__Task prompt__.
Please write out the lines of the data exactly, beginning with the first and ending with the line containing "const pressureTicks = [46, 92, 138, 184];"; leave the pictures behind.

__Data provided__.
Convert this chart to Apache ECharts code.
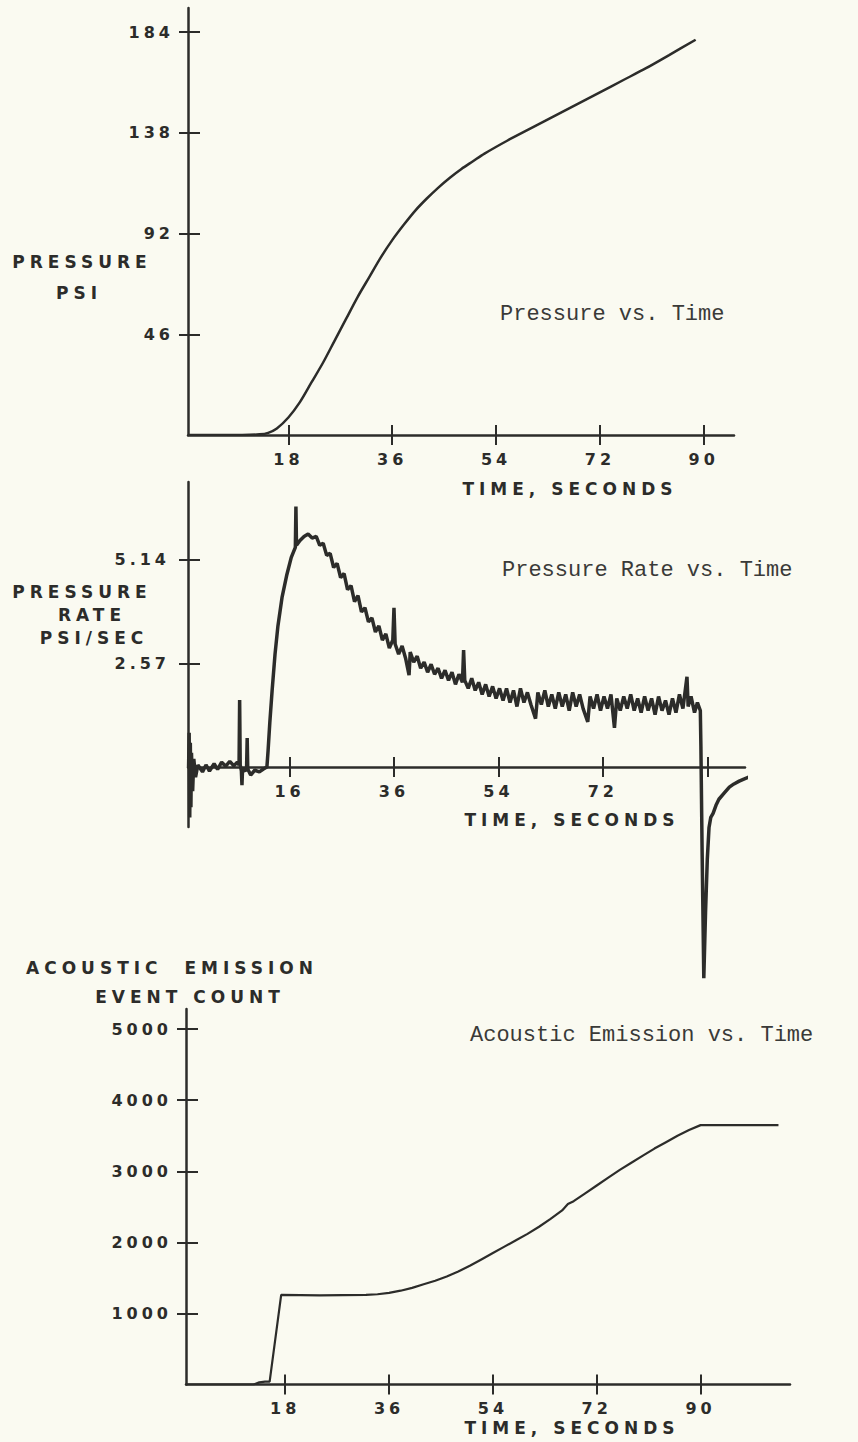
<!DOCTYPE html>
<html>
<head>
<meta charset="utf-8">
<script src="https://cdn.jsdelivr.net/npm/echarts@6/dist/echarts.min.js"></script>
<style>
  html, body { margin: 0; padding: 0; background: #fafaf1; }
  #chart { width: 858px; height: 1442px; }
  /* hand-lettered axis text is widely spaced; typewriter captions are not */
  #chart text { letter-spacing: 4px; }
  #chart text[style*="17px"] { letter-spacing: 5px; }
  #chart text[style*="Mono"] { letter-spacing: 0; }
</style>
</head>
<body>
<div id="chart"></div>
<script>
// --- Pressure vs. Time (seconds, psi) ---
const pressureTime = [0.6, 10, 13, 14.5, 16, 18, 20, 22, 24, 26,
    28, 30, 32, 34, 36, 38, 40, 42, 44, 46,
    48, 50, 52, 56, 60, 64, 68, 72, 76, 80,
    84, 88.6];
const pressureValue = [0, 0, 0.3, 1, 3, 8, 15, 24, 33, 43,
    53, 63, 72, 81, 89, 96, 102.5, 108, 113, 117.5,
    121.5, 125, 128.5, 134.5, 140, 145.5, 151, 156.5, 162, 167.5,
    173.5, 180.5];
const pressureTicks = [46, 92, 138, 184];

// --- Pressure Rate vs. Time (seconds, psi/sec) ---
const rateTime = [0.6, 0.7, 0.8, 0.9, 1.0, 1.1, 1.3, 1.5, 1.8, 2.2,
    3.0, 3.6, 4.2, 5.0, 5.6, 6.3, 7.0, 7.7, 8.4, 9.0,
    9.3, 9.4, 9.5, 9.7, 9.8, 9.9, 10.4, 10.6, 10.7, 10.8,
    11.3, 12.0, 12.8, 13.5, 14.1, 14.3, 14.6, 15.0, 15.5, 16.0,
    16.7, 17.5, 18.3, 19.0, 19.1, 19.2, 19.8, 20.5, 21.2, 21.9,
    22.6, 23.2, 23.8, 24.4, 25.0, 25.6, 26.2, 26.8, 27.4, 28.0,
    28.6, 29.2, 29.8, 30.4, 31.0, 31.6, 32.2, 32.8, 33.4, 34.0,
    34.6, 35.2, 35.8, 36.0, 36.2, 36.8, 37.4, 38.0, 38.6, 38.8,
    39.4, 40.0, 40.6, 41.2, 41.8, 42.4, 43.0, 43.6, 44.2, 44.8,
    45.4, 46.0, 46.6, 47.2, 47.8, 48.0, 48.2, 48.8, 49.4, 50.0,
    50.6, 51.2, 51.8, 52.4, 53.0, 53.6, 54.2, 54.8, 55.4, 56.0,
    56.6, 57.2, 57.8, 58.4, 59.0, 59.6, 60.4, 60.8, 61.4, 62.0,
    62.6, 63.2, 63.8, 64.4, 65.0, 65.6, 66.2, 66.8, 67.4, 68.0,
    68.6, 69.4, 69.8, 70.4, 71.0, 71.6, 72.2, 72.8, 73.4, 74.0,
    74.4, 75.0, 75.6, 76.2, 76.8, 77.4, 78.0, 78.6, 79.2, 79.8,
    80.4, 81.0, 81.6, 82.2, 82.8, 83.4, 84.0, 84.6, 85.2, 85.8,
    86.5, 86.7, 87.2, 87.8, 88.3, 88.8, 88.9, 89.1, 89.4, 89.7,
    90.0, 90.3, 90.6, 91.0, 91.5, 92.0, 92.9, 93.8, 94.6, 95.5,
    96.3, 97.2];
const rateValue = [0, 0.85, -1.25, 0.6, -1.0, 0.35, -0.6, 0.2, -0.25, 0.05,
    -0.12, 0.05, -0.1, 0.08, -0.06, 0.12, 0.02, 0.14, 0.03, 0.12,
    0.05, 1.66, 0.05, -0.1, -0.45, -0.05, -0.1, 0, 0.72, -0.05,
    -0.2, -0.08, -0.12, -0.05, 0, 0.4, 1.1, 1.9, 2.8, 3.5,
    4.2, 4.75, 5.2, 5.45, 6.46, 5.5, 5.62, 5.72, 5.78, 5.68,
    5.72, 5.5, 5.55, 5.25, 5.3, 4.95, 5.05, 4.7, 4.8, 4.4,
    4.5, 4.1, 4.25, 3.85, 3.95, 3.6, 3.7, 3.35, 3.5, 3.15,
    3.3, 2.95, 3.15, 3.95, 3.05, 2.8, 3.0, 2.7, 2.28, 2.85,
    2.6, 2.75, 2.45, 2.6, 2.35, 2.55, 2.3, 2.45, 2.2, 2.4,
    2.15, 2.35, 2.05, 2.3, 2.1, 2.9, 2.15, 1.95, 2.2, 1.9,
    2.1, 1.8, 2.05, 1.75, 2.0, 1.7, 1.95, 1.65, 1.95, 1.6,
    1.9, 1.5, 1.95, 1.6, 1.85, 1.55, 1.2, 1.85, 1.55, 1.9,
    1.5, 1.8, 1.45, 1.85, 1.5, 1.8, 1.4, 1.85, 1.5, 1.8,
    1.45, 1.12, 1.75, 1.45, 1.8, 1.4, 1.75, 1.45, 1.8, 0.97,
    1.7, 1.4, 1.75, 1.45, 1.8, 1.4, 1.7, 1.35, 1.75, 1.4,
    1.7, 1.3, 1.75, 1.4, 1.65, 1.3, 1.7, 1.35, 1.8, 1.45,
    2.24, 1.5, 1.75, 1.35, 1.6, 1.4, 0.5, -2.0, -5.24, -3.6,
    -2.3, -1.5, -1.25, -1.15, -0.95, -0.8, -0.65, -0.5, -0.42, -0.35,
    -0.3, -0.25];
const rateTicks = [2.57, 5.14];
const rateTimeLabelAt = [18, 36, 54, 72];
const rateTimeLabelText = ['16', '36', '54', '72'];

// --- Acoustic Emission vs. Time (seconds, event count) ---
const aeTime = [0.8, 12.5, 13.5, 14.5, 15.3, 17.3, 24, 32, 34, 36,
    38, 40, 42, 44, 46, 48, 50, 52, 54, 56,
    58, 60, 62, 64, 66, 67, 68, 70, 72, 74,
    76, 78, 80, 82, 84, 86, 88, 90, 103.5];
const aeCount = [0, 0, 30, 40, 40, 1260, 1255, 1260, 1270, 1290,
    1320, 1360, 1410, 1460, 1520, 1590, 1670, 1760, 1850, 1940,
    2030, 2120, 2220, 2330, 2450, 2540, 2580, 2690, 2800, 2910,
    3020, 3120, 3220, 3320, 3410, 3500, 3580, 3650, 3650];
const aeTicks = [1000, 2000, 3000, 4000, 5000];

const timeTicks = [18, 36, 54, 72, 90];

const INK = '#2c2c2a';
const LETTER = { fontFamily: 'DejaVu Sans', fontWeight: 'bold', fontSize: 16, color: INK };
const TYPED = { fontFamily: 'Liberation Mono', fontSize: 22, fill: '#3a3a38' };

const zip = (xs, ys) => xs.map((x, i) => [x, ys[i]]);

// each axis is doubled: the second one draws the other half of the crossing tick
function xAxisPair(grid, min, max, labelAt, fmt) {
    const base = { type: 'value', gridIndex: grid, min: min, max: max, position: 'bottom', splitLine: { show: false } };
    return [
        Object.assign({}, base, {
            axisLine: { show: true, lineStyle: { color: INK, width: 2.5 } },
            axisTick: { show: true, length: 10, customValues: timeTicks, lineStyle: { color: INK, width: 2 } },
            axisLabel: Object.assign({ show: true, margin: 16, customValues: labelAt, formatter: fmt }, LETTER)
        }),
        Object.assign({}, base, {
            axisLine: { show: false },
            axisTick: { show: true, inside: true, length: 10, customValues: timeTicks, lineStyle: { color: INK, width: 2 } },
            axisLabel: { show: false }
        })
    ];
}

function yAxisPair(grid, min, max, ticks, margin, fmt) {
    const base = { type: 'value', gridIndex: grid, min: min, max: max, position: 'left', splitLine: { show: false } };
    return [
        Object.assign({}, base, {
            axisLine: { show: true, onZero: false, lineStyle: { color: INK, width: 2.5 } },
            axisTick: { show: true, length: 9, customValues: ticks, lineStyle: { color: INK, width: 2 } },
            axisLabel: Object.assign({ show: true, margin: margin, customValues: ticks, formatter: fmt }, LETTER)
        }),
        Object.assign({}, base, {
            axisLine: { show: false, onZero: false },
            axisTick: { show: true, inside: true, length: 12, customValues: ticks, lineStyle: { color: INK, width: 2 } },
            axisLabel: { show: false }
        })
    ];
}

function lettering(text, x, y) {
    return { type: 'text', x: x, y: y, silent: true,
        style: { text: text, fill: INK, fontFamily: 'DejaVu Sans', fontWeight: 'bold', fontSize: 17,
                 align: 'center', verticalAlign: 'middle' } };
}
function typed(text, x, y) {
    return { type: 'text', x: x, y: y, silent: true,
        style: Object.assign({ text: text, align: 'left', verticalAlign: 'middle' }, TYPED) };
}

const chart = echarts.init(document.getElementById('chart'), null, { renderer: 'svg' });

const option = {
    animation: false,
    backgroundColor: '#fafaf1',
    grid: [
        { left: 188, top: 8, width: 546, height: 427 },
        { left: 188, top: 482, width: 557, height: 285 },
        { left: 186, top: 1009, width: 604, height: 375.5 },
        // lower stub of the rate chart's vertical axis, below zero
        { left: 188, top: 767, width: 557, height: 60 }
    ],
    xAxis: [].concat(
        xAxisPair(0, 0.6, 95.25, timeTicks, v => String(v)),
        xAxisPair(1, 0.5, 96.5, rateTimeLabelAt, v => rateTimeLabelText[rateTimeLabelAt.indexOf(v)]),
        xAxisPair(2, 0.8, 105.5, timeTicks, v => String(v)),
        [{ type: 'value', gridIndex: 3, min: 0.5, max: 96.5, show: false }]
    ),
    yAxis: [].concat(
        yAxisPair(0, 0, 195, pressureTicks, 14, v => String(v)),
        yAxisPair(1, 0, 7.07, rateTicks, 18, v => v.toFixed(2)),
        yAxisPair(2, 0, 5284, aeTicks, 14, v => String(v)),
        [{ type: 'value', gridIndex: 3, min: -1.49, max: 0, position: 'left',
           axisLine: { show: true, onZero: false, lineStyle: { color: INK, width: 2.5 } },
           axisTick: { show: false }, axisLabel: { show: false }, splitLine: { show: false } }]
    ),
    series: [
        {
            name: 'Pressure', type: 'line', xAxisIndex: 0, yAxisIndex: 0,
            data: zip(pressureTime, pressureValue), showSymbol: false,
            smooth: 0.3,
            lineStyle: { color: INK, width: 2.5 }
        },
        {
            name: 'Pressure Rate', type: 'line', xAxisIndex: 2, yAxisIndex: 2,
            data: zip(rateTime, rateValue), showSymbol: false, clip: false,
            lineStyle: { color: INK, width: 3.5 }
        },
        {
            name: 'Acoustic Emission', type: 'line', xAxisIndex: 4, yAxisIndex: 4,
            data: zip(aeTime, aeCount), showSymbol: false,
            lineStyle: { color: INK, width: 2.2 }
        }
    ],
    graphic: [
        lettering('PRESSURE', 82, 262),
        lettering('PSI', 79, 293),
        lettering('TIME, SECONDS', 570, 489),
        typed('Pressure vs. Time', 500, 314),

        lettering('PRESSURE', 82, 592),
        lettering('RATE', 92, 615),
        lettering('PSI/SEC', 94, 638),
        lettering('TIME, SECONDS', 572, 820),
        typed('Pressure Rate vs. Time', 502, 570),

        lettering('ACOUSTIC  EMISSION', 172, 968),
        lettering('EVENT COUNT', 190, 997),
        lettering('TIME, SECONDS', 572, 1428),
        typed('Acoustic Emission vs. Time', 470, 1035)
    ]
};

chart.setOption(option);
</script>
</body>
</html>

__Response to the exercise__.
Convert this chart to Apache ECharts code.
<!DOCTYPE html>
<html>
<head>
<meta charset="utf-8">
<script src="https://cdn.jsdelivr.net/npm/echarts@6/dist/echarts.min.js"></script>
<style>
  html, body { margin: 0; padding: 0; background: #fafaf1; }
  #chart { width: 858px; height: 1442px; }
  /* hand-lettered axis text is widely spaced; typewriter captions are not */
  #chart text { letter-spacing: 4px; }
  #chart text[style*="17px"] { letter-spacing: 5px; }
  #chart text[style*="Mono"] { letter-spacing: 0; }
</style>
</head>
<body>
<div id="chart"></div>
<script>
// --- Pressure vs. Time (seconds, psi) ---
const pressureTime = [0.6, 10, 13, 14.5, 16, 18, 20, 22, 24, 26,
    28, 30, 32, 34, 36, 38, 40, 42, 44, 46,
    48, 50, 52, 56, 60, 64, 68, 72, 76, 80,
    84, 88.6];
const pressureValue = [0, 0, 0.3, 1, 3, 8, 15, 24, 33, 43,
    53, 63, 72, 81, 89, 96, 102.5, 108, 113, 117.5,
    121.5, 125, 128.5, 134.5, 140, 145.5, 151, 156.5, 162, 167.5,
    173.5, 180.5];
const pressureTicks = [46, 92, 138, 184];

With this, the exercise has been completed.